Accelerating Software Quality Using the 4-50 Rule

Improvement Insights Blog

Accelerating Software Quality Using the 4-50 Rule

Leaders, managers and programmers sometimes get frustrated with software systems and try to rewrite them. This usually fails. It is possible to use Six Sigma and the 4-50 rule to find and fix the few code modules that have the most bugs and require the most enhancements. This delivers software quality without the high cost and risk. Here’s how:

“Hi, I’m Jay Arthur, author of “Lean Six Sigma Demystified” and the QI Macros [software].

“Today I want to talk to you about software. Now, some of you may work in software, some of you may use software… (If you have a phone, you’re using software) There’s lots of software around, and sometimes there’s bugs and stuff like that, and sometimes we’re enhancing things. (I don’t know about you, but I get an update from Apple, like every afternoon or something… What? You can’t be making it that much better that quickly; it’s just not possible.)

“I had this weird dream the other morning before I woke up: I was talking to my boss about software and how we don’t need to rewrite all this software. When I was in the phone company we had something called Customer Record Information System, or CRIS for short, and this thing embodied all of the ways that we billed customers. They kept trying to rewrite this thing and spent hundreds of millions of dollars trying to do it, but so much of the information was embedded in the knowledge of the system that you couldn’t write requirements and build the system again.

“One of the things I was trying to explain to him was, “Look, it’s not EVERYTHING that’s broken, or not EVERYTHING is enhancement-prone.” Typically, if you think about the 4/50 rule, maybe one module out of 25 encounters a lot of maintenance because it has too many bugs or something like that. If you just go in and rewrite that one module to make it error free… gosh, that would clear up a lot of problems. And then there’s one module out of maybe 25 that is enhancement-prone, where you’re always changing it. Maybe there’s some way to put all that data out in a table so that you change the table and not the software all the time.

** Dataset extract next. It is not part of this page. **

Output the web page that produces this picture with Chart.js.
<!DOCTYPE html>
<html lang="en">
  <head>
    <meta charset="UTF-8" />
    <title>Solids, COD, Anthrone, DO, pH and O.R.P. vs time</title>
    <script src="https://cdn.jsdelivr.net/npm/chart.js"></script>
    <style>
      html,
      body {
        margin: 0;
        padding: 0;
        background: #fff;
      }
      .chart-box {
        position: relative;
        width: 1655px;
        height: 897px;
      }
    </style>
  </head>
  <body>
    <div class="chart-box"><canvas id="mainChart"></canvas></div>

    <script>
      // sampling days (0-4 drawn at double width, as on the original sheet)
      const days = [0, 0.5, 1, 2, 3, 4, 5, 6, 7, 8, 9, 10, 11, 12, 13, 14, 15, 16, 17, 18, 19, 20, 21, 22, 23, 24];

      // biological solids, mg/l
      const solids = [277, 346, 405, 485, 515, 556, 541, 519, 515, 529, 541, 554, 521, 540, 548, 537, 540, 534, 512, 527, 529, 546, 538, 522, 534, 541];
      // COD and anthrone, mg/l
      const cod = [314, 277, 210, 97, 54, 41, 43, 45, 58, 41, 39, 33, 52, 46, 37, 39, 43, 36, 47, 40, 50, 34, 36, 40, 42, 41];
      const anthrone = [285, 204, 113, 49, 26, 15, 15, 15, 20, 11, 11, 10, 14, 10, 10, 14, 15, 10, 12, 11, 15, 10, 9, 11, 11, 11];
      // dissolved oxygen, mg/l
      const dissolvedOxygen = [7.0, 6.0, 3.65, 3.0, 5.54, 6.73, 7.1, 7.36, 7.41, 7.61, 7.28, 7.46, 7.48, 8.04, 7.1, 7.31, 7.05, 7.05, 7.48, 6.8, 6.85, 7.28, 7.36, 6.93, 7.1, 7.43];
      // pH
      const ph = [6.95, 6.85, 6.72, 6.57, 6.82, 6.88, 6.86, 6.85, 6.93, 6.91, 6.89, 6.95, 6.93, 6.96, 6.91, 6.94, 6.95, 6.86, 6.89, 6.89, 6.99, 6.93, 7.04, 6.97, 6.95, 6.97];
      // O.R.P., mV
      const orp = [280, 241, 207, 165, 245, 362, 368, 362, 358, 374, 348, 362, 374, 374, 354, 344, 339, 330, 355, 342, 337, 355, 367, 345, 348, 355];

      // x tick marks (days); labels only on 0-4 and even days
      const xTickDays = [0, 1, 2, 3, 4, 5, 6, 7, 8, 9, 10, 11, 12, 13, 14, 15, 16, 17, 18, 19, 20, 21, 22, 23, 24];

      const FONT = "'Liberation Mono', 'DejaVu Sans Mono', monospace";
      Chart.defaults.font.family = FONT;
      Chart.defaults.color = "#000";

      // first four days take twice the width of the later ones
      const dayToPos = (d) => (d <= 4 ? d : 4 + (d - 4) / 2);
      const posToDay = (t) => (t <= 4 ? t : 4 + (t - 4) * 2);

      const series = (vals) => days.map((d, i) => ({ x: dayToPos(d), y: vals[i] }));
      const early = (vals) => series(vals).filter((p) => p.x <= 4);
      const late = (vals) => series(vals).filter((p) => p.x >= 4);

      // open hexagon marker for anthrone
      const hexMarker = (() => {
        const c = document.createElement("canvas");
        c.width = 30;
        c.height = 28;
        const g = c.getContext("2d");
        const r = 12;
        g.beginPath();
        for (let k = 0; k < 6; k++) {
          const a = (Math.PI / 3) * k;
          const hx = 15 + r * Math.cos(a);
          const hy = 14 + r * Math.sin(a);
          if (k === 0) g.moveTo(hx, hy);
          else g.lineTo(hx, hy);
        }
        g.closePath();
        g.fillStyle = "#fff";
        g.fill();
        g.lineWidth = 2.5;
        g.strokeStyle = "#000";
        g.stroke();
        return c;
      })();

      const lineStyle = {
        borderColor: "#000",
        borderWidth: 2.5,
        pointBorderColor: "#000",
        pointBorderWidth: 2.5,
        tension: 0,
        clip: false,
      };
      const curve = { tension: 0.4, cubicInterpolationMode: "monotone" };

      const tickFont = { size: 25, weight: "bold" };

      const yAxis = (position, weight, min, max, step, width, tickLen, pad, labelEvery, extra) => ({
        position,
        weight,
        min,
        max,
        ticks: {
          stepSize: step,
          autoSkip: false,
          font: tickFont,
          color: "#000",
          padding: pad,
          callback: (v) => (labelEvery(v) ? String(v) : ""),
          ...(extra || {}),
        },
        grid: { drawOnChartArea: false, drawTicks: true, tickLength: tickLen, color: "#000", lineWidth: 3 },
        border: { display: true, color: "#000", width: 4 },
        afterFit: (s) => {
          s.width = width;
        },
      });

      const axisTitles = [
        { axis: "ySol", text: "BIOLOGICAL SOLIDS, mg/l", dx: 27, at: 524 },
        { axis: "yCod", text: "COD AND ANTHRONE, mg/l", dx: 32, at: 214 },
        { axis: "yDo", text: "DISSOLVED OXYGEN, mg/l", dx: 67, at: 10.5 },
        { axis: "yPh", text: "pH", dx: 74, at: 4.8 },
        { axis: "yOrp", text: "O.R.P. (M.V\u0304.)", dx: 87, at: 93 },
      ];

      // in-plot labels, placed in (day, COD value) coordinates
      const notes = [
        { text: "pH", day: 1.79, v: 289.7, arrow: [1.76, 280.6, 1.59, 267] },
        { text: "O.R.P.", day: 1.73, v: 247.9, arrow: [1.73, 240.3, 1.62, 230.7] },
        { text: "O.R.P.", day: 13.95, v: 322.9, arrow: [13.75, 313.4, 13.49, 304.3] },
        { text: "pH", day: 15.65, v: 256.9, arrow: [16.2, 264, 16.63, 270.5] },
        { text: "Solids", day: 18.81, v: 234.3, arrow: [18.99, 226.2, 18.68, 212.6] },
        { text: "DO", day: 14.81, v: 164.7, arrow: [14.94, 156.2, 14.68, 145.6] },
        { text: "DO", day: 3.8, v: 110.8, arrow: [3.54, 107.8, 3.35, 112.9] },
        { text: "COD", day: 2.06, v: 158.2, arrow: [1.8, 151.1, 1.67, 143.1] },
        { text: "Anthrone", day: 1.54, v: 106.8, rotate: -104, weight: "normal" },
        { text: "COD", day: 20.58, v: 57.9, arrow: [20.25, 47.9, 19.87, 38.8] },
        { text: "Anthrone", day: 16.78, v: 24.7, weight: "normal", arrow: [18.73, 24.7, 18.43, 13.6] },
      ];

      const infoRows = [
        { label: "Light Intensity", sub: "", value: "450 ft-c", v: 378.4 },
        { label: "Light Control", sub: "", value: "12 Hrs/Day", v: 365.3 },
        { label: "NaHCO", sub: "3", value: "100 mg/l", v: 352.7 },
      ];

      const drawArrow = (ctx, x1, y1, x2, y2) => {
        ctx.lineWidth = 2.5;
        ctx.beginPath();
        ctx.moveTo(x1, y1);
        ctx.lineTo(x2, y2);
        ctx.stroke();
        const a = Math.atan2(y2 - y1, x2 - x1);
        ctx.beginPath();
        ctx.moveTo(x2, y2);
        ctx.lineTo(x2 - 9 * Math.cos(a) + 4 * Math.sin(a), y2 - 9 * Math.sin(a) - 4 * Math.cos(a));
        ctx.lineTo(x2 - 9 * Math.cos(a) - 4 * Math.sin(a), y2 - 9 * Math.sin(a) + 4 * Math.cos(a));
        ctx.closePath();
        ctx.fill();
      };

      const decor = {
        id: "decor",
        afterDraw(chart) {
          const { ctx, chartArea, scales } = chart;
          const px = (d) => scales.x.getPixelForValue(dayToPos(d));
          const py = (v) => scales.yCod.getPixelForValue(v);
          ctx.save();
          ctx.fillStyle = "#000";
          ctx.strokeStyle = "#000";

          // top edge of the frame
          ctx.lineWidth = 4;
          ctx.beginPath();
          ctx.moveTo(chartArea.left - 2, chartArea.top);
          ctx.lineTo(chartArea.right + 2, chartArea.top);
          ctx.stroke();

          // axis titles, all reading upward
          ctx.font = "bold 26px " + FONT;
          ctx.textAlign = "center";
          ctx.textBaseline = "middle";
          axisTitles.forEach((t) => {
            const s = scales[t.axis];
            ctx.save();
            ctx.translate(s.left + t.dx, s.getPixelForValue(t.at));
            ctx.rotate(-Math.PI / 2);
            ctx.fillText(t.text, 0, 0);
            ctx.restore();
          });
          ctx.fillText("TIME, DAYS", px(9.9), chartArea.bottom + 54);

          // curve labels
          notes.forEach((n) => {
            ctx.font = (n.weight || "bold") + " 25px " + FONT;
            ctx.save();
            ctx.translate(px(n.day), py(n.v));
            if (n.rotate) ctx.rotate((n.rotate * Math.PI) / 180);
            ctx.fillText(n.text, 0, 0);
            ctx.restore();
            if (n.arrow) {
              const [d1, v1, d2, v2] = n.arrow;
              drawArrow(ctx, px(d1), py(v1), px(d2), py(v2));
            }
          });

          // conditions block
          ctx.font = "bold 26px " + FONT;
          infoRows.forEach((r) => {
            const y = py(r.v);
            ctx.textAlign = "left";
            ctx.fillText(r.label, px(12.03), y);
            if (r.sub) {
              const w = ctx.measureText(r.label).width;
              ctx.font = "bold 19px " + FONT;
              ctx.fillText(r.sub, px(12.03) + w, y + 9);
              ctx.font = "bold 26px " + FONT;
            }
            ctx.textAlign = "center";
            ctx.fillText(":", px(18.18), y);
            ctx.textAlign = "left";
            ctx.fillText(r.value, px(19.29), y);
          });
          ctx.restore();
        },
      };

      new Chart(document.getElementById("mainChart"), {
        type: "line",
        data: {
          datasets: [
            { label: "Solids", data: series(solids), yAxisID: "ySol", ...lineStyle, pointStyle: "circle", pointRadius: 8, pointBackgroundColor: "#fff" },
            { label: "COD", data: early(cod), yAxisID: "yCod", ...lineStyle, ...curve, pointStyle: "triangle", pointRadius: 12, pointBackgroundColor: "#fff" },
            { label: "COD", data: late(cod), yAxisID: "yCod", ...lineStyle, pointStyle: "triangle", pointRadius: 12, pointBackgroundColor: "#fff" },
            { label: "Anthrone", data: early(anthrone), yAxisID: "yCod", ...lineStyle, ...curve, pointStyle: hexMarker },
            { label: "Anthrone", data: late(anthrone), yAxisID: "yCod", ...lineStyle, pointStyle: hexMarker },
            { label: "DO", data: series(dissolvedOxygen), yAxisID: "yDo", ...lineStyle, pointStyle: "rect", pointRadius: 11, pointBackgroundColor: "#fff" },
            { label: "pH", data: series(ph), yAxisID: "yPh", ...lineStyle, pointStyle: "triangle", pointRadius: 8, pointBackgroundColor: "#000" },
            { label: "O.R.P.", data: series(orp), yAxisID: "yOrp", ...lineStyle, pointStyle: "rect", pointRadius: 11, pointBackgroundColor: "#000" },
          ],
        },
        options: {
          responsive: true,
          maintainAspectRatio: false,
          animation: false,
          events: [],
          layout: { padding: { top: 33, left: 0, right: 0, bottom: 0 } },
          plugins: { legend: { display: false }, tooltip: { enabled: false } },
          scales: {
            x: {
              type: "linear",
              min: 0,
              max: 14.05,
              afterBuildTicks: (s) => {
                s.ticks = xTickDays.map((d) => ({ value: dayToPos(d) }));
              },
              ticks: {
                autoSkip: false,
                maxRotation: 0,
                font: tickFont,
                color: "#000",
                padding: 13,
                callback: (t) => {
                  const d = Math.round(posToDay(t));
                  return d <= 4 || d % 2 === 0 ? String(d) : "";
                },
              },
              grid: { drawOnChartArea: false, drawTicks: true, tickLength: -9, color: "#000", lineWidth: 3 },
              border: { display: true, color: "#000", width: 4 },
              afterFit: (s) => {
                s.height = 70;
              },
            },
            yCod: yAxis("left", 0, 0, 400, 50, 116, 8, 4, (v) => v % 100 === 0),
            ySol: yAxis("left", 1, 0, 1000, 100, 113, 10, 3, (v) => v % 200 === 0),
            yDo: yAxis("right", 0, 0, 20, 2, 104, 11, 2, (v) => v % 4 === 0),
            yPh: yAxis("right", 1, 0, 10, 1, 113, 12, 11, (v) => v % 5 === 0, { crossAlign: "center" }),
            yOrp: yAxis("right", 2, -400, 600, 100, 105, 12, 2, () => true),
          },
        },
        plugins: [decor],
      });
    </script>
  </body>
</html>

“We have some things that need maintenance and some things that need enhancement, and if we make those two things work well, the other 23 modules are just fine. They’re just going to be just fine. We don’t need to rewrite all this software all the time in a new language and… , you know… Programmers want to rewrite things because they don’t want to have to fix the stuff that somebody else wrote, which is kind of foolish. Even in the QI Macros, there was one piece of code that was giving me trouble and I had to rework it, and one that was more enhancement-prone and I had to rework it to make it more easy to enhance. Now that’s gotten out of my way, so I don’t have those problems any more.

“I’m going to tell you no matter what kind of software you work with, you don’t have to rewrite the whole thing; one out of 25 is causing most of the headaches and bugs, and another one out of 25 is having most of the enhancements. Just fix those pieces and move on.

“I’m Jay Arthur. That’s my Improvement Insight for this week. Let’s go out and improve something… maybe some software.”